How an apparent Chinese spy balloon ended up over the United States amid such a backdrop hints at divisions within the Chinese government about its strategy toward its chief geopolitical competitor, analysts say.
“The overall direction of China’s recent diplomatic messaging to the United States has been to seek to lower tensions,” said Ryan Hass, a senior fellow at the Brookings Institution and a former National Security Council director for China.
“The spy balloon incident is discordant with the overall messaging,” he added. “This raises questions about the quality of coordination within China’s security system.”
Hass said China’s leader, Xi Jinping, can ill afford to let Sino-U.S. relations sour even further. Managing these ties is among Xi’s chief responsibilities in the eyes of the country’s elite.
Under his watch, Washington has crippled major Chinese telecommunications companies like Huawei, imposed sweeping export bans on critical semiconductor technology and fortified military relationships across Asia, most recently with news this past week about the expansion of U.S. access to military bases in the Philippines.

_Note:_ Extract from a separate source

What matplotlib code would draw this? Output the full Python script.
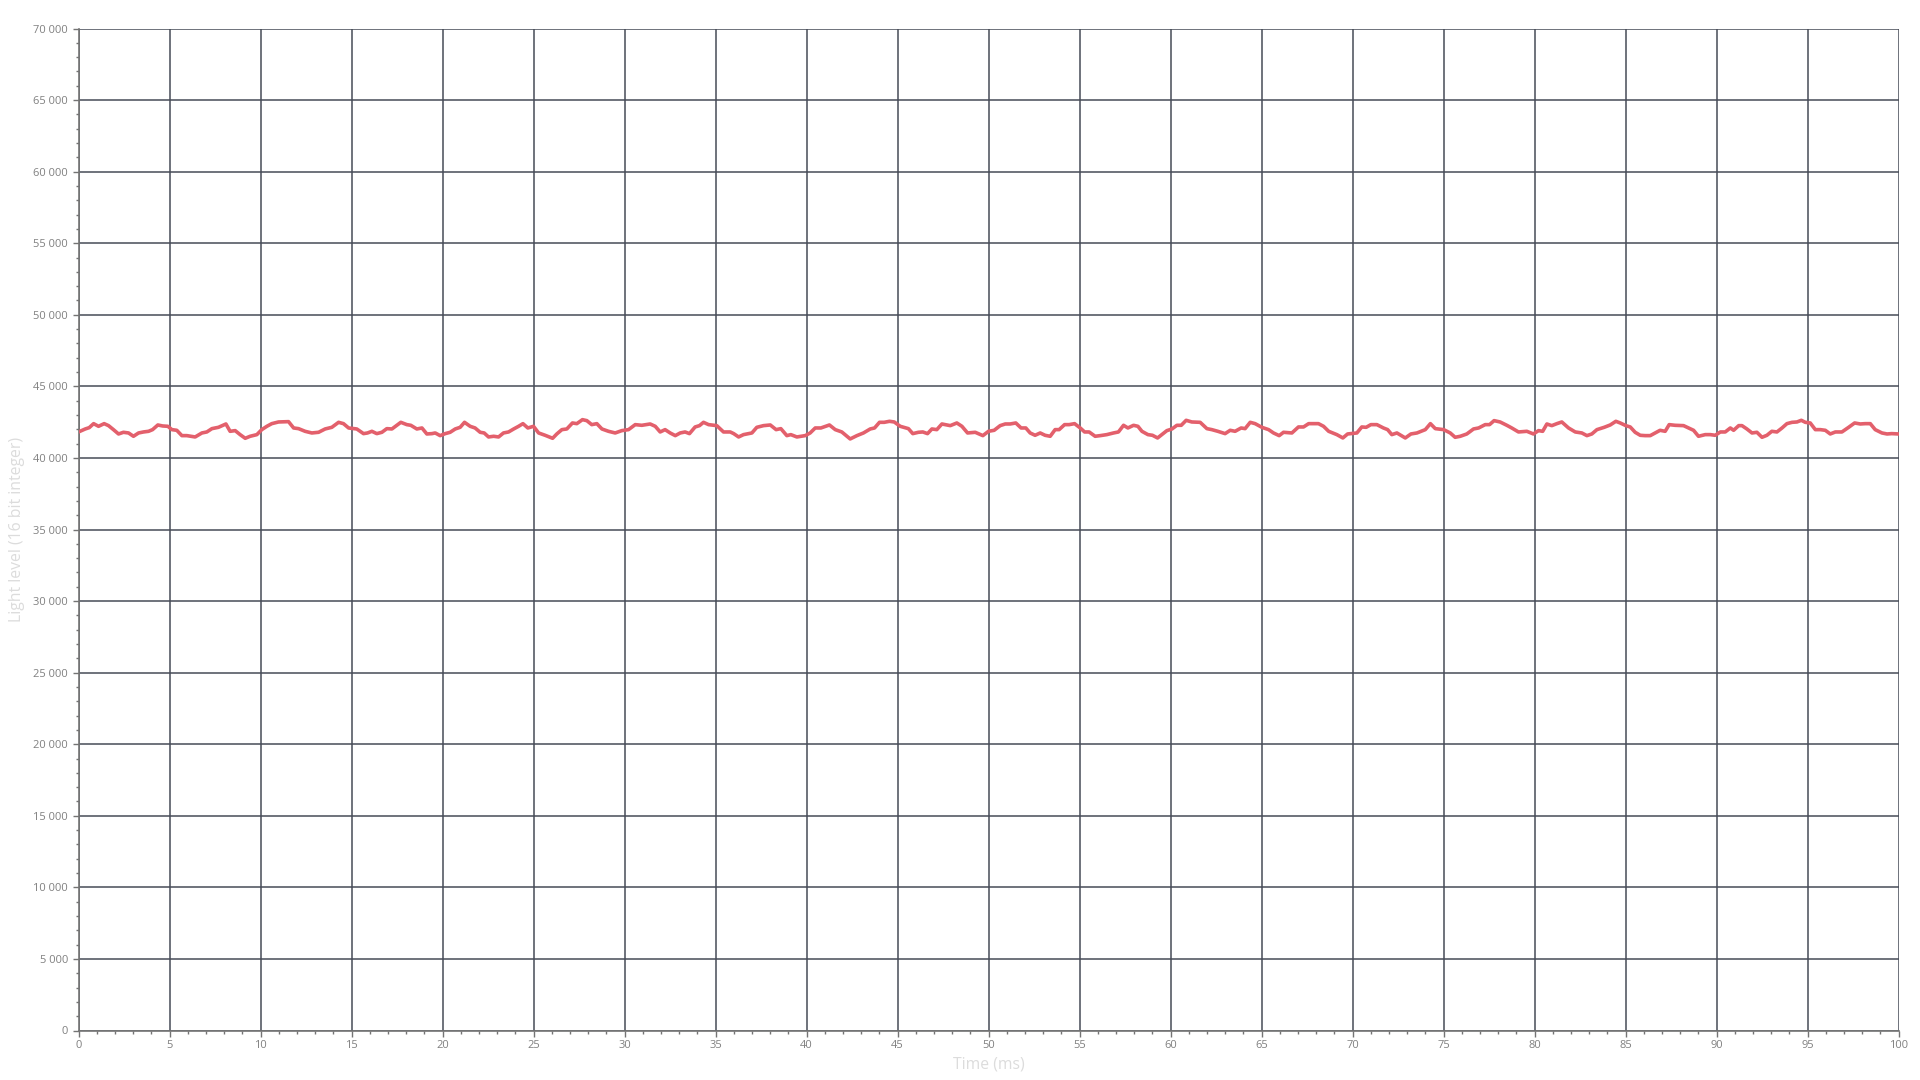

“Secretary Blinken’s very visible postponement of his visit could generate questions internally about Xi’s capacity to manage tensions with the United States,” Hass said. “This issue already has been a soft spot in Xi’s overall résumé after a decade of historically strained relations with the United States under his leadership.”
Tensions could escalate this year. There is already a new select committee in the House of Representatives to investigate the strategic challenges posed by China. And if the new speaker, Kevin McCarthy, R-Calif., makes good on plans to visit Taiwan, that could stoke the same tensions that prompted China to respond with a near military blockade when the former speaker, Nancy Pelosi, D-Calif., traveled to the self-governing island last year.
China’s response on Friday to the balloon revelation underscored the country’s more measured tone since last year. The confrontational tack of the past — known as “Wolf Warrior” diplomacy, so named after a jingoistic Chinese film — would not have expressed anything close to regret for the balloon. Instead, Beijing’s admission that the vessel was Chinese, and its pledge to continue communicating with the United States, suggests a desire to press ahead with Blinken’s visit.
“It is worthy of recognition that China acknowledged the balloon,” said Shen Dingli, a Shanghai-based international relations scholar who focuses on U.S.-China ties.